No matter what city you live in or even how old you are, I’d bet anyone could tell me about their local mattress company. It’s always having a sale, its ad jingle comes on the radio at least once an hour and it doesn’t take more than a frame or two for you to recognize its familiar TV commercial.

It seemed to be the sleepy, stable industry – unchanging, unaffected by technology, consistent in its sales model, dependent on consumer needs. And yet, just as folks are swaying from Target to Jet, Safeway to Amazon, their optometrist to Warby Parker, in the past couple years, companies have started to take the mattress industry by the horns to offer consumers an instant gratification option.

Tuft & Needle was founded in 2012 after its founder and his new wife ventured out to make their first big purchase together: a $3,300 mattress that wasn’t comfortable, and wasn’t returnable. Casper was founded in 2013, and Casper.com went live on April 22, 2014, cutting out overhead and salespeople, selling mattresses directly to consumers. Leesa also launched in 2014 to help people sleep better. Lull came in 2015. So did Loom and Leaf.
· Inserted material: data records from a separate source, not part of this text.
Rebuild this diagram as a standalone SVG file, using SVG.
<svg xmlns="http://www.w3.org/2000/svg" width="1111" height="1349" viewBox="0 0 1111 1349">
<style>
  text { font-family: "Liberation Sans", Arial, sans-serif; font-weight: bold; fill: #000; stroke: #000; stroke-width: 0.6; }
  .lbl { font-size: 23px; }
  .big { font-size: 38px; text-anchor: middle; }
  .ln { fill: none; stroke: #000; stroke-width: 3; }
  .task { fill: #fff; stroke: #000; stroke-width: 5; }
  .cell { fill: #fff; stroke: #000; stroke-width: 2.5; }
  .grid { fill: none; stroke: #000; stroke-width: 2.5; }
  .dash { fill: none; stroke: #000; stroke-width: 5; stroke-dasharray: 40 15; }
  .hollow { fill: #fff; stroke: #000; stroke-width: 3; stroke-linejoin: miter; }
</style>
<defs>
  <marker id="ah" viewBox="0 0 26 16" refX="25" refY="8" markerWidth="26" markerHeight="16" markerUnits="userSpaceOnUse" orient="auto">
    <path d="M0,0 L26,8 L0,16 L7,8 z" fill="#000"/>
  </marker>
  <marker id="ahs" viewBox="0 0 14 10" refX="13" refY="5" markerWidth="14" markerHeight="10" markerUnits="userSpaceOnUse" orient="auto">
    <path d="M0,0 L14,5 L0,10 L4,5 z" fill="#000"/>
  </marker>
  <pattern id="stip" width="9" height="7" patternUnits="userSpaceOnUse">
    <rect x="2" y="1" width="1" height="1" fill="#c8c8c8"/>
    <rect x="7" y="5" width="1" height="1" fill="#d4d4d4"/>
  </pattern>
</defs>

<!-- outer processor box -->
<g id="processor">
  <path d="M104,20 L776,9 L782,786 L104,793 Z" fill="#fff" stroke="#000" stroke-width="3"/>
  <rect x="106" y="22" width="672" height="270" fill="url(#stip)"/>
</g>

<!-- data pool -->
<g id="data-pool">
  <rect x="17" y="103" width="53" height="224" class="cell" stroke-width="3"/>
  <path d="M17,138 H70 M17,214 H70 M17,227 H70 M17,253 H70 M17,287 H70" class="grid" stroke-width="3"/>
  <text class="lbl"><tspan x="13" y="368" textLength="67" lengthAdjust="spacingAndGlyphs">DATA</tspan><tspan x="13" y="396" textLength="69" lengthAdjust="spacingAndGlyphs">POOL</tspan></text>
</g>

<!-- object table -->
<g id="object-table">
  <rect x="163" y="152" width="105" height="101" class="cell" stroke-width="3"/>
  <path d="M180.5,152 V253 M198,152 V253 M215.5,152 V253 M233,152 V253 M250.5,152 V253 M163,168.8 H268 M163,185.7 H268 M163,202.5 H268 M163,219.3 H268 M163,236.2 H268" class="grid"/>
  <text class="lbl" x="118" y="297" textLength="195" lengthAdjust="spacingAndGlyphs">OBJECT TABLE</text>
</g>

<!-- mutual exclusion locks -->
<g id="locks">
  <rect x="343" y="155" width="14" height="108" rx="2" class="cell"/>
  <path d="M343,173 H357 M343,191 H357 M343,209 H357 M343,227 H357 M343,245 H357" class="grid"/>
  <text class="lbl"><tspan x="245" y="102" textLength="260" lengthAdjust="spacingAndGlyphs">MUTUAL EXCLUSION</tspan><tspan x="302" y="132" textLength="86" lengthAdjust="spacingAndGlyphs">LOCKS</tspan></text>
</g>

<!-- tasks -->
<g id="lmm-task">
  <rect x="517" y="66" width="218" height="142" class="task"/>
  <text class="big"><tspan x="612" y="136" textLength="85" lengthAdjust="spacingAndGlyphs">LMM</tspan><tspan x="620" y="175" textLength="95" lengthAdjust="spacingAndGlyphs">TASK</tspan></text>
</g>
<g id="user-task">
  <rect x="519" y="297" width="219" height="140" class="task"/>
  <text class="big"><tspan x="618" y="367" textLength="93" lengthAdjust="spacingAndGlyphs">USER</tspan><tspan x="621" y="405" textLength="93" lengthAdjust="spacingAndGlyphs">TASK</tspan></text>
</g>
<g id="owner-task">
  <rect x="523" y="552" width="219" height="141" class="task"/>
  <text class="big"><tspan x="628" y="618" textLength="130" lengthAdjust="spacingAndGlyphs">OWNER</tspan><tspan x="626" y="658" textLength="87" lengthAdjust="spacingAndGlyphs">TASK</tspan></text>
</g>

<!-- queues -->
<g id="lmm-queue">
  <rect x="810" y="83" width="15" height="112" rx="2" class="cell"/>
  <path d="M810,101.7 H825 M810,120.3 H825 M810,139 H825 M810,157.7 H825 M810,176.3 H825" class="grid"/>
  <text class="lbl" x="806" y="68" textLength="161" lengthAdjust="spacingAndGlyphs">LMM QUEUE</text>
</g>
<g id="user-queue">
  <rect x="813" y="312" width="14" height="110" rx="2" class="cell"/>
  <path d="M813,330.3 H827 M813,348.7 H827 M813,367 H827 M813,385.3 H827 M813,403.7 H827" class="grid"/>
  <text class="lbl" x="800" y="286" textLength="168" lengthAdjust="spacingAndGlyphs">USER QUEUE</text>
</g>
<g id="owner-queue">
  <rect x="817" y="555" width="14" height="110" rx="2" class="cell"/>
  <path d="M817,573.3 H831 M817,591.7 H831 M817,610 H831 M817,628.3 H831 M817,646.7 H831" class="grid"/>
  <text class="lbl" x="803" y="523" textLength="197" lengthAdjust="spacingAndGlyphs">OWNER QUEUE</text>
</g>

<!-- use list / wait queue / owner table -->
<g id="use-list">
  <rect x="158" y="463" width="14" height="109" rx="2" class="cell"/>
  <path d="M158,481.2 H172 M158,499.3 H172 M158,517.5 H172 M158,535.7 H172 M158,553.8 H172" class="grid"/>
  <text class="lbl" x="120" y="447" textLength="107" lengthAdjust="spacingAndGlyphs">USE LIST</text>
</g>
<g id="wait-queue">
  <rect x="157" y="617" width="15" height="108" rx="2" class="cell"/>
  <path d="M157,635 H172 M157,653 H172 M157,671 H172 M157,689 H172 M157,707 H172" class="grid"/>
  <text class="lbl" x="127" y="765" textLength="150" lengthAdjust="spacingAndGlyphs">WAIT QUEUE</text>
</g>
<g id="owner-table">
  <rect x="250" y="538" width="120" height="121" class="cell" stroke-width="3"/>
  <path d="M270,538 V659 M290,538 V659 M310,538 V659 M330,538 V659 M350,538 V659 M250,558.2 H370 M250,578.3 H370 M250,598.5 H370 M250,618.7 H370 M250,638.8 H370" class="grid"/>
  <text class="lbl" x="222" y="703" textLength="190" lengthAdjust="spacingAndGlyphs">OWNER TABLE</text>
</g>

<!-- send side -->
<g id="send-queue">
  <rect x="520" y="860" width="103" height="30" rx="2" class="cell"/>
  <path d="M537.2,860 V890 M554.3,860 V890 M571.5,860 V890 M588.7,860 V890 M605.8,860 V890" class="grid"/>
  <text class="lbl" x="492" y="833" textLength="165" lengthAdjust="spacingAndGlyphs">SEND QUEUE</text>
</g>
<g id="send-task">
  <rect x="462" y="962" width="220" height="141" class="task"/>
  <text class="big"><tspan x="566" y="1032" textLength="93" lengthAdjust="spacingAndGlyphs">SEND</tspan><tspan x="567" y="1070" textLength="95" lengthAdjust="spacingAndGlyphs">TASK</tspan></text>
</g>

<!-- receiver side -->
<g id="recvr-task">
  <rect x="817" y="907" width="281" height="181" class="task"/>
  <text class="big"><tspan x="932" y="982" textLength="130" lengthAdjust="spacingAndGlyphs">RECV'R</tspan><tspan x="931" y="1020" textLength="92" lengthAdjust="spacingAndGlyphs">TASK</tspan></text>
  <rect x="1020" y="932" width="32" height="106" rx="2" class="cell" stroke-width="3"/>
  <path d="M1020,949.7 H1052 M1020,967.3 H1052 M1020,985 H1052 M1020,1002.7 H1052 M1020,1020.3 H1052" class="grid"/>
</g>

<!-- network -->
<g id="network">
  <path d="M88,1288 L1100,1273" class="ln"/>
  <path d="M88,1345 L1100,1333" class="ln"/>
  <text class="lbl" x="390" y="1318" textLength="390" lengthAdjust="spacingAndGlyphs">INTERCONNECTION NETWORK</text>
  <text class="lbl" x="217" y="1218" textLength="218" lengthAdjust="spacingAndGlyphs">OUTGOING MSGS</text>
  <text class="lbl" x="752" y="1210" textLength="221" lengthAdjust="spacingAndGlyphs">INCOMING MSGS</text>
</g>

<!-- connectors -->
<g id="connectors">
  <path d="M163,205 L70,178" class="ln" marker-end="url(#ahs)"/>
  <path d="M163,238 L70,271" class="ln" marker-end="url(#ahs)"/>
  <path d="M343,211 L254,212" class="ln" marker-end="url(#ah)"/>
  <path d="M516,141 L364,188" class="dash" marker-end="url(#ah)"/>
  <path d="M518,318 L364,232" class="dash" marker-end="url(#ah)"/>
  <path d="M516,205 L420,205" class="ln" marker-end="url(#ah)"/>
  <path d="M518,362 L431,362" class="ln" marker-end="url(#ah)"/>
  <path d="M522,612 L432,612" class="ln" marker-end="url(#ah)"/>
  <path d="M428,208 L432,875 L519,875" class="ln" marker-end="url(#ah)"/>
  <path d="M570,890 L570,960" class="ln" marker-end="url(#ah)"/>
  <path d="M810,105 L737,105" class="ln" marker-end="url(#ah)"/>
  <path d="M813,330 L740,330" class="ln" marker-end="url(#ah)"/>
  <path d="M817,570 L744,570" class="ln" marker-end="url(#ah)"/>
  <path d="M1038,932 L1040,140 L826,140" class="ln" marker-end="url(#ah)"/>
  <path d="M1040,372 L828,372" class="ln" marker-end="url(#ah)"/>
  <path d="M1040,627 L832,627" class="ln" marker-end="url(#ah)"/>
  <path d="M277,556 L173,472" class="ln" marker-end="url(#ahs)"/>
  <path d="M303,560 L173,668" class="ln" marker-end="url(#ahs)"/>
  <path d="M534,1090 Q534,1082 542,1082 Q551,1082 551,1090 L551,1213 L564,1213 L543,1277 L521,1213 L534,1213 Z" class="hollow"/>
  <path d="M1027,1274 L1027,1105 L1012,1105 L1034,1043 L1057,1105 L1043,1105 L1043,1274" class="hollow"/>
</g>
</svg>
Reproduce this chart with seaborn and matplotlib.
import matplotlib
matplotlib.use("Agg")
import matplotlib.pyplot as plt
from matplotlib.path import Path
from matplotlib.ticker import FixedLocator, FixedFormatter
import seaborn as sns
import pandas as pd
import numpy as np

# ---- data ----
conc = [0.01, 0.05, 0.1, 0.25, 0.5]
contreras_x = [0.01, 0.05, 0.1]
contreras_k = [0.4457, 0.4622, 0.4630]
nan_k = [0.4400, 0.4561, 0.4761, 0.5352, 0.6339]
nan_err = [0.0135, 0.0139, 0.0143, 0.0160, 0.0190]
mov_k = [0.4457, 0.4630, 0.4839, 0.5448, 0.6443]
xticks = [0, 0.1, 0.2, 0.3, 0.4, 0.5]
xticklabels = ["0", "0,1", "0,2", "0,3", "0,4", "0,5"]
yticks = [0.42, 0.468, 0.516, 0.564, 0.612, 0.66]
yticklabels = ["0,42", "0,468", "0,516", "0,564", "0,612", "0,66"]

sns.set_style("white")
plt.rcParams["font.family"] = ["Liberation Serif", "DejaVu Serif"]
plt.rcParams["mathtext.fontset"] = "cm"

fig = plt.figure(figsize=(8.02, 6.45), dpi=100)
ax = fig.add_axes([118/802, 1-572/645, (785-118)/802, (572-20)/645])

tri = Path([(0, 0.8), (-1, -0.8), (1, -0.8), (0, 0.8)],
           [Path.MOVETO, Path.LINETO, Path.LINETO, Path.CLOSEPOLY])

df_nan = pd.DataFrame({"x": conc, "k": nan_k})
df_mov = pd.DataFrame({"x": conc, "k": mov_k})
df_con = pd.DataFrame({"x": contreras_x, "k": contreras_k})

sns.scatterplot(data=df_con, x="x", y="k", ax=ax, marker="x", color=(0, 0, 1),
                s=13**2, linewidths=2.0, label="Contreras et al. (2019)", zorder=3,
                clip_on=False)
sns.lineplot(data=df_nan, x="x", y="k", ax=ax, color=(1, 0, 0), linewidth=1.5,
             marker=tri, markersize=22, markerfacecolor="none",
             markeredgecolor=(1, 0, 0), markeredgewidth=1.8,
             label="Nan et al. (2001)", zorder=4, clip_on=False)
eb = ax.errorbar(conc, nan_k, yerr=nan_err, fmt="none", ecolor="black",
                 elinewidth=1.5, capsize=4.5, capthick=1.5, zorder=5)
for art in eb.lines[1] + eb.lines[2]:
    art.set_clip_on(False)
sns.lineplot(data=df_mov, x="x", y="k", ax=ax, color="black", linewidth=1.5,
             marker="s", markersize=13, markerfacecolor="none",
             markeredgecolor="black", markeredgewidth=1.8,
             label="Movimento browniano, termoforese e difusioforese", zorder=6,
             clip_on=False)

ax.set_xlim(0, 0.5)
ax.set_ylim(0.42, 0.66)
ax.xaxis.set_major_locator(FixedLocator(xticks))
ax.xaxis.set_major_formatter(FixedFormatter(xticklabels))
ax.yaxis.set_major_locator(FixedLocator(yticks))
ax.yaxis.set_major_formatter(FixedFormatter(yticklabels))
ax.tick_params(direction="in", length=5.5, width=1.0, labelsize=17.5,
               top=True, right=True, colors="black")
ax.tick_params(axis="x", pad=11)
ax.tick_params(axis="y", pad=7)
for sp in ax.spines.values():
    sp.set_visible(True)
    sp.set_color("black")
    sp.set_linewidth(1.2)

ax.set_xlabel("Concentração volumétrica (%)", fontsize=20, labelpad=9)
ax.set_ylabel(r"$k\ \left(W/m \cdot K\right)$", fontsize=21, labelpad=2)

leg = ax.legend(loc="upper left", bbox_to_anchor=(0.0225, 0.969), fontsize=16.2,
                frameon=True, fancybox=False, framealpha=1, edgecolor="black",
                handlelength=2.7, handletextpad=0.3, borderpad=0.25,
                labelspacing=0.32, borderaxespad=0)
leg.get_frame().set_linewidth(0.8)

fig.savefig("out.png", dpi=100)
And the list goes on.

What these new companies seem to have in common:

  • Easy, compact delivery – these mattresses are delivered to your doorstep in a compact box that you can lift yourself. No need for Sears to send two men and a truck – this is DIY!
  • Free shipping – though I’d argue free shipping is so regularly offered, it’s a must-have for any company relying on delivery.
  • Low price – this is where these “mattress-in-a-box” companies are killing the competition. They start at $500, which is far below most you would find on a mattress showroom floor.
  • Social good – these companies have an eye on the altruistic millennial and they give back; Leesa donates a mattress for every 10 sold.
  • Material options – whether it’s plant-based foam, organic cotton, a hybrid latex/memory foam, these companies know that personalization is key for the new millennial consumer.
  • Flexibility – you can keep the mattress for an insanely long trial period, and return it hassle-free if you’re unhappy with it at the end. But really, who’s going to try to pack that California King back into that little box?
  • Review-reliance – because these sales are made online usually without the option to test the mattress in-person, consumer reviews are so important. You need 4-5 star ratings to convince that next customer, and those 4-5 stars are more compelling than any in-store salesman could be.

When an industry is old, slow, sleepy and comfortable – don’t consider it stable. It might just mean that the pain points have yet to be solved. And in the case of the mattress industry, it just needed the democracy of technology, a focus on customer services and a refreshed sales model to turn it on its head.